Job
Please set down all the lines beneath this one exactly, without the pictures.

_ _ _ _ _ _ _

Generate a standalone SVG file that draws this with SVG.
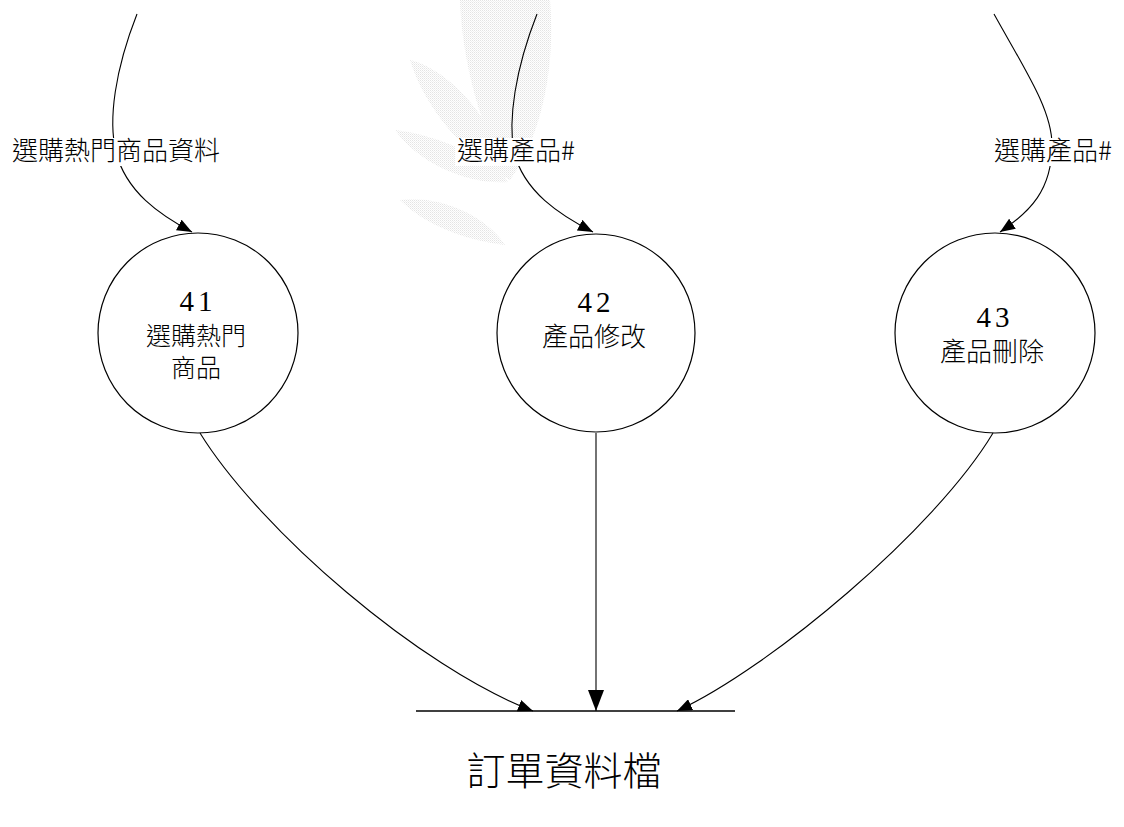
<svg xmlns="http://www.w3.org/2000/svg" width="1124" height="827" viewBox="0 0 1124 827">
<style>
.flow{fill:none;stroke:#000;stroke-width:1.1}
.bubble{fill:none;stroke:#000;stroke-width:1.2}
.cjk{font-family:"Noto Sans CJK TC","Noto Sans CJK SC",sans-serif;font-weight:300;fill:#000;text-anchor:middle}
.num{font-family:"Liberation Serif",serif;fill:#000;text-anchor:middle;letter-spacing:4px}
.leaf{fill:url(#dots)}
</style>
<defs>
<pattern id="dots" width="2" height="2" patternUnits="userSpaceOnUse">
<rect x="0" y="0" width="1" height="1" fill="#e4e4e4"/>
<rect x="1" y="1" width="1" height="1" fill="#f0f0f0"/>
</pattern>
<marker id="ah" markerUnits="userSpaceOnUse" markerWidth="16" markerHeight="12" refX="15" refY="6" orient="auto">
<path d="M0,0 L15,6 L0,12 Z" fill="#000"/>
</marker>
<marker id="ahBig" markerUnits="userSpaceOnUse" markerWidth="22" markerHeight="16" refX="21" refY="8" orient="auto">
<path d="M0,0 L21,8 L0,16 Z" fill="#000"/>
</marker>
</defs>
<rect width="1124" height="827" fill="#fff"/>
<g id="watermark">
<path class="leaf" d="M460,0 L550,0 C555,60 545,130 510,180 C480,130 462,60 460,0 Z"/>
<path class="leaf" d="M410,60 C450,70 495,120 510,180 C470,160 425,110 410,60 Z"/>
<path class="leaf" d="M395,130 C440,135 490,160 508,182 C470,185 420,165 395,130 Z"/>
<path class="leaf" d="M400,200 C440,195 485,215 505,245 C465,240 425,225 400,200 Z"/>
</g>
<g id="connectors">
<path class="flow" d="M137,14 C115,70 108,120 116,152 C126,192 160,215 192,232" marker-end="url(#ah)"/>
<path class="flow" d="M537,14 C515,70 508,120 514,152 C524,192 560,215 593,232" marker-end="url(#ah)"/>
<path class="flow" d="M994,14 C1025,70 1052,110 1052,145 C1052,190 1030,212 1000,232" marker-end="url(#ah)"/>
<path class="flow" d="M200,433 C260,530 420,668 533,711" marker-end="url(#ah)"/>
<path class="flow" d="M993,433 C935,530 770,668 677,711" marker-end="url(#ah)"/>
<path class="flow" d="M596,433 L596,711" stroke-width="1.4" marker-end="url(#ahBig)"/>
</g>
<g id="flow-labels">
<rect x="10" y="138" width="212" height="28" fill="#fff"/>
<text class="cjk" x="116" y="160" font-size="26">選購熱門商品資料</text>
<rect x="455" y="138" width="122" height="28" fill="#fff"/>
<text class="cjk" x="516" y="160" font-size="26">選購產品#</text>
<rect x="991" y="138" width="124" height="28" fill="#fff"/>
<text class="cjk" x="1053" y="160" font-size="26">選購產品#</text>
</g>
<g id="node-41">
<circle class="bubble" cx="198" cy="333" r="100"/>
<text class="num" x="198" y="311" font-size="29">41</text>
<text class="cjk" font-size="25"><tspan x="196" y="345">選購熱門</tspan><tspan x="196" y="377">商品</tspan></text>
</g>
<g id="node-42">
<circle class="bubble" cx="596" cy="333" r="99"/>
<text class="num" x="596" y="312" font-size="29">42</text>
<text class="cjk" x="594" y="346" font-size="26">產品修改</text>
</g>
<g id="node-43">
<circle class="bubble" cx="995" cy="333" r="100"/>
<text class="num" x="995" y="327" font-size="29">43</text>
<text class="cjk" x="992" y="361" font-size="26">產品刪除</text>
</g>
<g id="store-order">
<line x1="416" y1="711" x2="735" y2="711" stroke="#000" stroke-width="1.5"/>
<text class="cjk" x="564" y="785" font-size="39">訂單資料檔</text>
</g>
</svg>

_ _ _ _ _ _ _

Task output
Generate a standalone SVG file that draws this with SVG.
<svg xmlns="http://www.w3.org/2000/svg" width="1124" height="827" viewBox="0 0 1124 827">
<style>
.flow{fill:none;stroke:#000;stroke-width:1.1}
.bubble{fill:none;stroke:#000;stroke-width:1.2}
.cjk{font-family:"Noto Sans CJK TC","Noto Sans CJK SC",sans-serif;font-weight:300;fill:#000;text-anchor:middle}
.num{font-family:"Liberation Serif",serif;fill:#000;text-anchor:middle;letter-spacing:4px}
.leaf{fill:url(#dots)}
</style>
<defs>
<pattern id="dots" width="2" height="2" patternUnits="userSpaceOnUse">
<rect x="0" y="0" width="1" height="1" fill="#e4e4e4"/>
<rect x="1" y="1" width="1" height="1" fill="#f0f0f0"/>
</pattern>
<marker id="ah" markerUnits="userSpaceOnUse" markerWidth="16" markerHeight="12" refX="15" refY="6" orient="auto">
<path d="M0,0 L15,6 L0,12 Z" fill="#000"/>
</marker>
<marker id="ahBig" markerUnits="userSpaceOnUse" markerWidth="22" markerHeight="16" refX="21" refY="8" orient="auto">
<path d="M0,0 L21,8 L0,16 Z" fill="#000"/>
</marker>
</defs>
<rect width="1124" height="827" fill="#fff"/>
<g id="watermark">
<path class="leaf" d="M460,0 L550,0 C555,60 545,130 510,180 C480,130 462,60 460,0 Z"/>
<path class="leaf" d="M410,60 C450,70 495,120 510,180 C470,160 425,110 410,60 Z"/>
<path class="leaf" d="M395,130 C440,135 490,160 508,182 C470,185 420,165 395,130 Z"/>
<path class="leaf" d="M400,200 C440,195 485,215 505,245 C465,240 425,225 400,200 Z"/>
</g>
<g id="connectors">
<path class="flow" d="M137,14 C115,70 108,120 116,152 C126,192 160,215 192,232" marker-end="url(#ah)"/>
<path class="flow" d="M537,14 C515,70 508,120 514,152 C524,192 560,215 593,232" marker-end="url(#ah)"/>
<path class="flow" d="M994,14 C1025,70 1052,110 1052,145 C1052,190 1030,212 1000,232" marker-end="url(#ah)"/>
<path class="flow" d="M200,433 C260,530 420,668 533,711" marker-end="url(#ah)"/>
<path class="flow" d="M993,433 C935,530 770,668 677,711" marker-end="url(#ah)"/>
<path class="flow" d="M596,433 L596,711" stroke-width="1.4" marker-end="url(#ahBig)"/>
</g>
<g id="flow-labels">
<rect x="10" y="138" width="212" height="28" fill="#fff"/>
<text class="cjk" x="116" y="160" font-size="26">選購熱門商品資料</text>
<rect x="455" y="138" width="122" height="28" fill="#fff"/>
<text class="cjk" x="516" y="160" font-size="26">選購產品#</text>
<rect x="991" y="138" width="124" height="28" fill="#fff"/>
<text class="cjk" x="1053" y="160" font-size="26">選購產品#</text>
</g>
<g id="node-41">
<circle class="bubble" cx="198" cy="333" r="100"/>
<text class="num" x="198" y="311" font-size="29">41</text>
<text class="cjk" font-size="25"><tspan x="196" y="345">選購熱門</tspan><tspan x="196" y="377">商品</tspan></text>
</g>
<g id="node-42">
<circle class="bubble" cx="596" cy="333" r="99"/>
<text class="num" x="596" y="312" font-size="29">42</text>
<text class="cjk" x="594" y="346" font-size="26">產品修改</text>
</g>
<g id="node-43">
<circle class="bubble" cx="995" cy="333" r="100"/>
<text class="num" x="995" y="327" font-size="29">43</text>
<text class="cjk" x="992" y="361" font-size="26">產品刪除</text>
</g>
<g id="store-order">
<line x1="416" y1="711" x2="735" y2="711" stroke="#000" stroke-width="1.5"/>
<text class="cjk" x="564" y="785" font-size="39">訂單資料檔</text>
</g>
</svg>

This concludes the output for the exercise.